In July 2012, the Labor Department slapped CJ’s with a $34,000 fine for safety violations, including blocking exits at the facility, and required it to pay $214,000 for wage and hour violations. Dozens of guest workers got nearly $77,000 in back pay.

Local labor rights advocates have taken a cue from recently implemented measures to compel large companies to proactively improve textile factory conditions in Bangladesh.

The National Guestworker Alliance, once of the most vocal non-profit organizations in the country advocating for the rights of H-2B visa holders, has called on three major buyers of U.S. farmed and processed seafood – Wal-Mart, Target Corporation (NYSE:TGT) and Whole Foods Market Inc. (NASDAQ:WFM) – to do more to purge sketchy suppliers from their supply chains.

The NGA wants these three major seafood buyers to to agree to "a binding dispute resolution process that includes employers and workers," according to Horwitz. This would bring the three major seafood buyers into labor disputes involving their suppliers and guest workers they employ who step forward with wage, labor or safety complaints. The group is currently trying to get the three retailers to respond to requests to discuss the terms of its proposed accord. Representatives at Wal-Mart, Target and Whole Foods did not return IBTimes' requests for comment.

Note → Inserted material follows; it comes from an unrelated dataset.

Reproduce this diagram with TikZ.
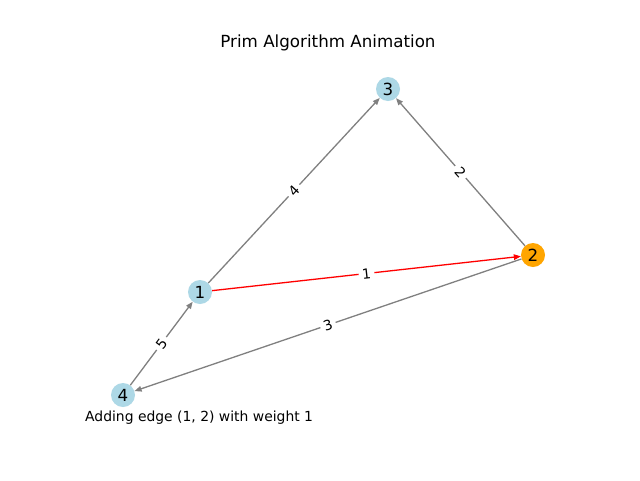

The accord is similar to initiatives pushed by the International Labor Organization and other international workers’ rights groups that have led to company-funded programs like the U.S.-based Alliance for Bangladesh Worker Safety and Europe’s Accord on Fire and Building Safety in Bangladesh aimed at increasing workplace safety through the efforts of companies that profit from Bangladesh’s unsafe textile factories.

“We definitely looked at what they were doing to try to get companies here to do more here to improve conditions for these workers,” Horwitz said.